The Daily Camera reported in July of 2023 that CU Boulder staff accounted for 46.6% of patrons to CU’s mobile food pantries since August 2022.
“[The university] has gone on a spending spree to keep up with technology and innovation, academic expansion, academic and culture outreach programs, hire administrators and finance experts,” said Sigman Byrd, an associate teaching professor of writing and rhetoric. “But frankly — I’m sad to say — what about the rest of us?”
Byrd shared various statistics concerning renovation costs on CU Boulder’s campus, including the 105.2 million dollar renovation of the Hellems Arts and Sciences building, as a comparison to CU workers’ salaries. Byrd also mentioned Deion Sanders,’ the new Buffs football coach, projected salary over the next five years, which is calculated to be up to 29.5 million dollars, before excluded bonuses.

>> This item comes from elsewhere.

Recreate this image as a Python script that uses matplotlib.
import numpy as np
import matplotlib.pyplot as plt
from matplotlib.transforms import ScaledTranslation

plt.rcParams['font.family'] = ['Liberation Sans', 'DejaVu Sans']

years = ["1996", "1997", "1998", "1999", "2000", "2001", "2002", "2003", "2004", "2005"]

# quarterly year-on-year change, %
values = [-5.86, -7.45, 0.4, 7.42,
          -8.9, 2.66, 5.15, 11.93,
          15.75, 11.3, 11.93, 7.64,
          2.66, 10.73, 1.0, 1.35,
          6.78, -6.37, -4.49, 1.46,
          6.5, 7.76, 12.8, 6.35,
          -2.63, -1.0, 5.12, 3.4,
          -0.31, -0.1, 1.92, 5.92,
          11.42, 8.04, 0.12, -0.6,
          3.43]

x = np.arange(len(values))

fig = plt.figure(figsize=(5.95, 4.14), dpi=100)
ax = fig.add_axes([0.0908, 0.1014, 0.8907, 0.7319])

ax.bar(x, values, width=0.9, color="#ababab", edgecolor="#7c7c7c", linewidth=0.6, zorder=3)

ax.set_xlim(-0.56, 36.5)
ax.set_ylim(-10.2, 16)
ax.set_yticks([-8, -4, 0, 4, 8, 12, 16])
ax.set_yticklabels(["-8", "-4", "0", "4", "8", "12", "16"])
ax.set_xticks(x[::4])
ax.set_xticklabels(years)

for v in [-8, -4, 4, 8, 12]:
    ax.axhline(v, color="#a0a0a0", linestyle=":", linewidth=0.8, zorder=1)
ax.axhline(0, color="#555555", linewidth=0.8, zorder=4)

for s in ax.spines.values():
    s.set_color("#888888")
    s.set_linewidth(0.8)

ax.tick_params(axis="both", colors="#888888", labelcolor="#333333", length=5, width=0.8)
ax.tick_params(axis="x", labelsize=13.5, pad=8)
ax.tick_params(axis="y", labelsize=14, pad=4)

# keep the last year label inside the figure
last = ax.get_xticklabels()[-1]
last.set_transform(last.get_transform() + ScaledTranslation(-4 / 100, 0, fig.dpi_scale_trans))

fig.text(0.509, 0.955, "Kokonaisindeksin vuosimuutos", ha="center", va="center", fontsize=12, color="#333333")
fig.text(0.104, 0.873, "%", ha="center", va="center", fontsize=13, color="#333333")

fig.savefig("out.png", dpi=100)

“[The university] has spent literally billions of dollars on preparing our community for the future, but in the process, the CU administration seems to have forgotten one thing: non-tenure track professors should not be treated as an afterthought,” Byrd said.
Nicole Speer, Boulder councilwoman and mayoral candidate, also spoke at the demonstration. Speer is also employed at CU Boulder as the Director of Operations for the Institute of Cognitive Science.
“The mission is really to get the university to enact policies that benefit workers and really are treating us with dignity,” she said. “And paying us living wages that allow us to do our jobs to the best of our abilities and do what we can to support the missions of the university.”
In a written statement to the CU Independent, CU spokesperson Stacy Wagner wrote, “UCW is not a bargaining unit on campus or university governance group, and we will continue to address employee concerns through our established shared governance groups.”